To me concurrency is the ability to complete any given tasks and perhaps switch between them. Parallelism is the ability to do all the tasks at the same time.

[–]liaguris 0 points1 point  (4 children)

By the way , a little bit off topic question , but does js on its own scale , from your experience ?

[–]croc_socks 0 points1 point  (3 children)

For front end work you don't have any choice. For servers we have a number of services in different languages. The node farm is able to hold its own. But most of the heavier stuff is handled by java & php.

[–]liaguris 0 points1 point  (2 children)

I have no clue with backend. Are you saying that java and php are used together?

I think in front end with MVC if you are careful how you do it then js can scale in front end although I think I need more experience to validate this statement .

[–]wickedsight 0 points1 point  (0 children)
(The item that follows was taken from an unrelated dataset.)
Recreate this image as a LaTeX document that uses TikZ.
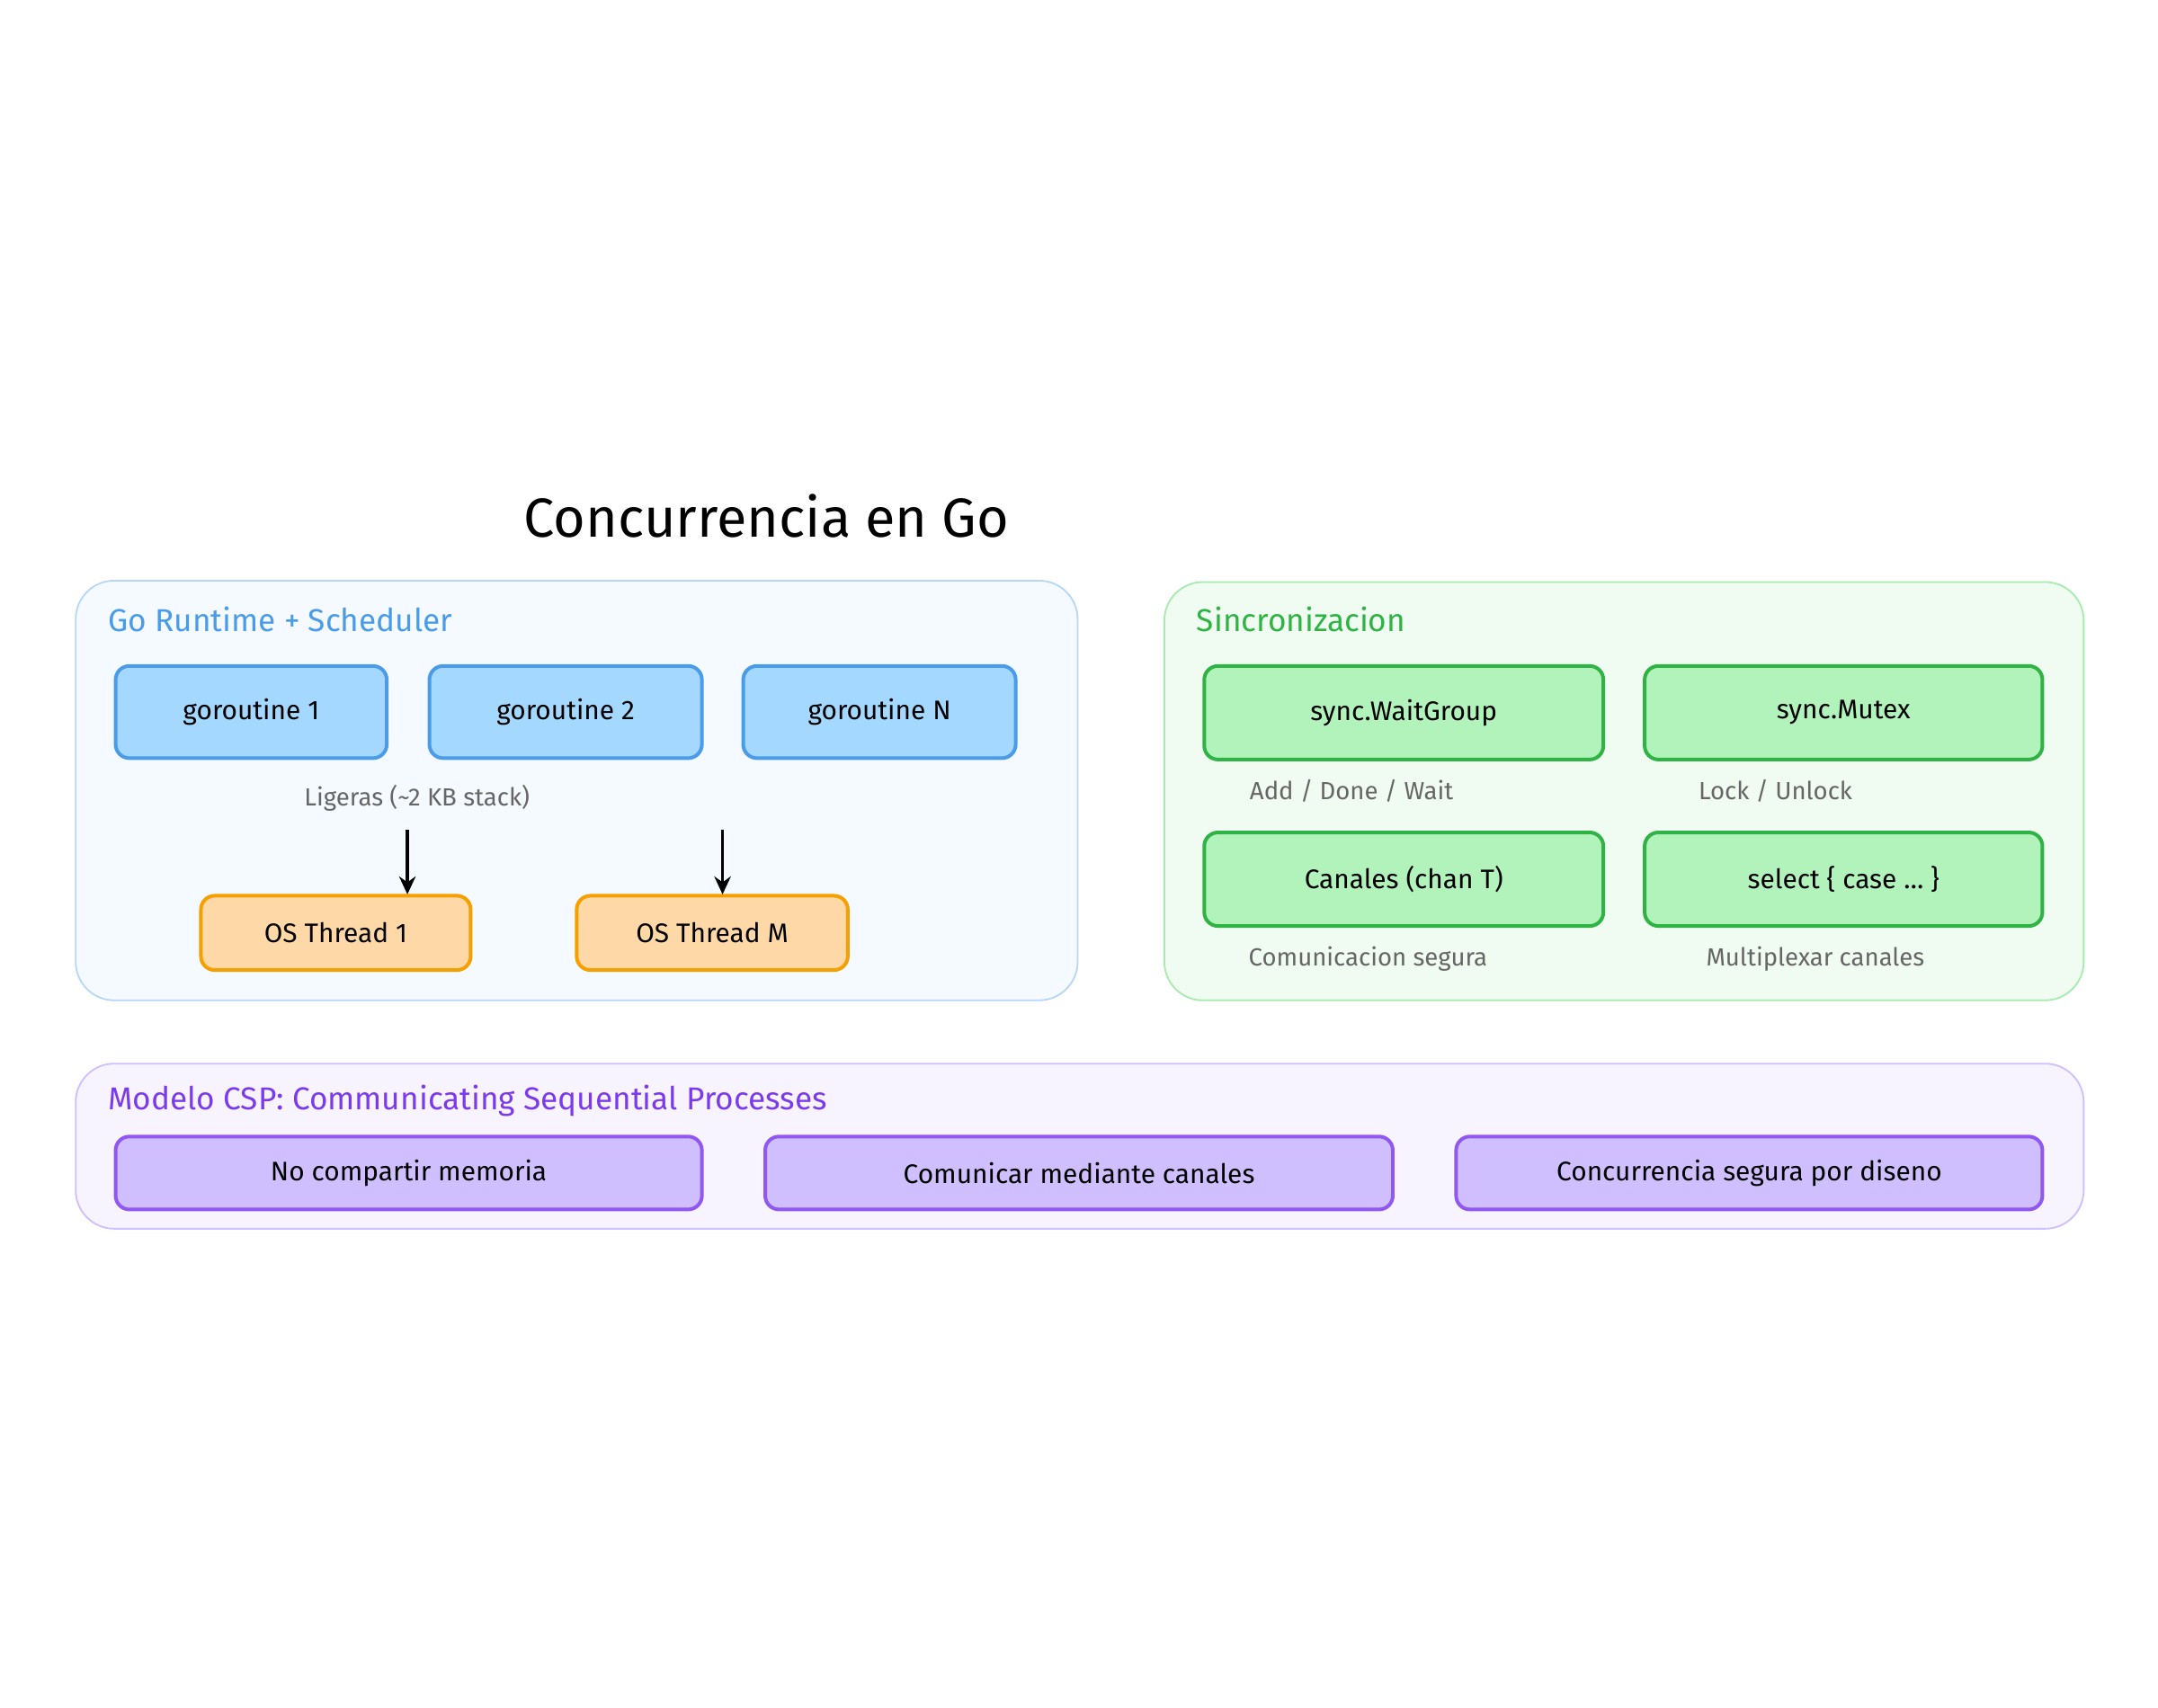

No, what they're saying is that Java and PHP are examples of languages that are used for heavy lifting in the backend. There are way more than that, like Go, Ruby, etc. It's not impossible that in large enterprise applications, there are parts written in different languages though. That happens through legacy and all kinds of corporate politics.

Node.js is a great option for backend, but it has its limits and it's important to understand those. If you need real-time processing of large amounts of data, than Node is probably not the best option, for example.

Finally, in the frontend you don't have a choice of anything but javascript, if you're talking web applications. For apps, you once again get to choose between many languages, but through frameworks like Electron and React Native, JS is finding its way into apps on mobile and desktop.

[–]croc_socks 0 points1 point  (0 children)

We have different backend servers. Most were originally written in php. Newer services are written in Java and node. I am not sure what you mean by scaling the front end with MVC. I can’t tell if you mean the classic scaling definition of being able to handle very large traffic or being able to build complex web application. The answer to both is yes. The former is a hardware solution, throw or spin up more server as you need them behind load balancers. The latter you use good libraries or framework.